In many cases, I feel that the practical answer is to be very aggressive, both in terms of the loads used to calculate the deflections and the amount of deflection that is permissible. The clip below covers the permissible deflection well. In a place like California, where you probably have no meaningful snow to deal with, what
really are your loads? Consider that:
1) It's quite reasonable to ask for the sliding door to be installed after most of the instantaneous dead load is in place.
2) Your 20 PSF roof live load probably represents a construction case. What are the odds that load is applied over the full tributary area or that anyone really needs to open the door while construction is underway?
3) Downward wind forces, if you even bother to consider them, probably represent another point in time where sliding door performance is not critical. Is it really a problem if your sliding door sticks once every 10 years when the design wind storm is occurring? Perhaps, if you're trying to get inside for shelter. Or outside because the roof is coming down.
4) If there is a floor above, is it really going to see 40 PSF? Statistically, it's unlikely to even see 10 PSF I believe.
5) Realistically, plausible "failure" is probably just the breaking of the glass and getting sued over that. Per the quote below, it may take a fair bit of movement to generate that outcome.

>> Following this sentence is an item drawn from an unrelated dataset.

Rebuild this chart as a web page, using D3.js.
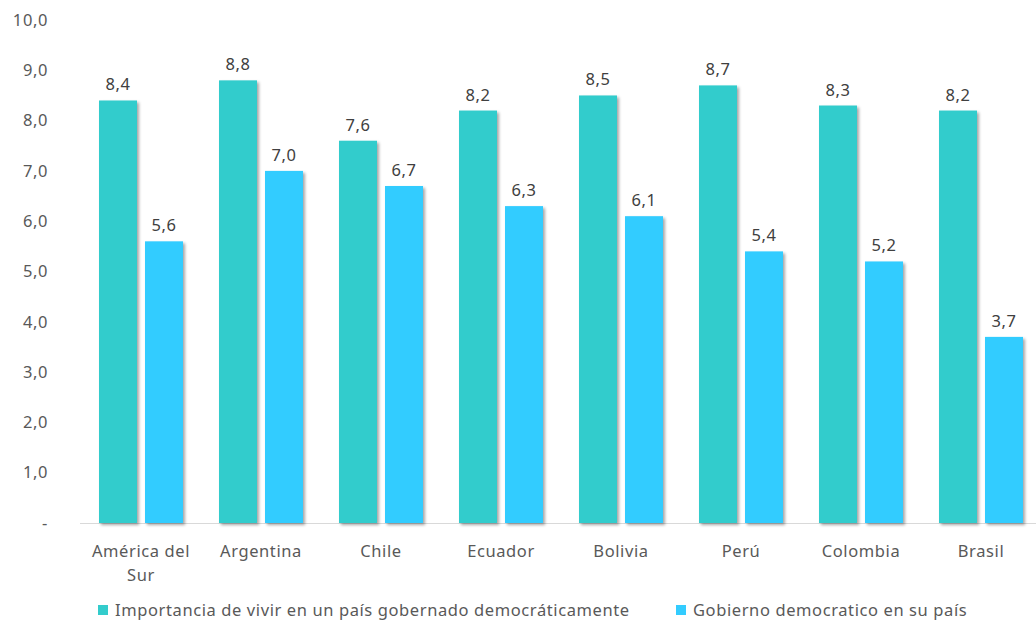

6) From what I've seen of other people's designs, a lot of folks must be taking a fairly liberal approach. Short of incompetence / ignorance, there's just not no other way the stuff that's out there works.
KootK Friend said:
For these particular doors I'll have on PR they state 1/8" max deflection. When I went through what this joint actually looks like it turns out that it's a 5/8" flexible joint, 3/16" of which is taken up by the door lifting on its rollers so in reality there is 7/16" theoretically before you bottom out. He confirmed that this is correct but said that due to the brush and rubber gaskets you'd get a lot of resistance before then, so he said maybe 3/16" to 1/4" movement in reality before you have problems operating it but you'd still be safe from it exploding on you. During the install there are jack screws which are 1/2" at their max (and they do offer 5/8" versions).
If you can get the contractor to prep the r.o. such that the door installs with the 1/2" already maxed out it means that in the future they can be backed off up to 1/2" without removing anything (they are accessible behind some caps in the head track and turned with an allen wrench). So in a best case scenario - you've got about an initial 1/4" to play with (vs their stated 1/8"), at which time you could tune the door another 1/2" if needed. So up to about 3/4" before you've used up your 1/2" shim screws + wiggle room and start binding again. He said that if you hit that point they then have to pull the head and dig our material etc. to reset. So long story short it seems like if some future tuning is accounted for it's not so terrible.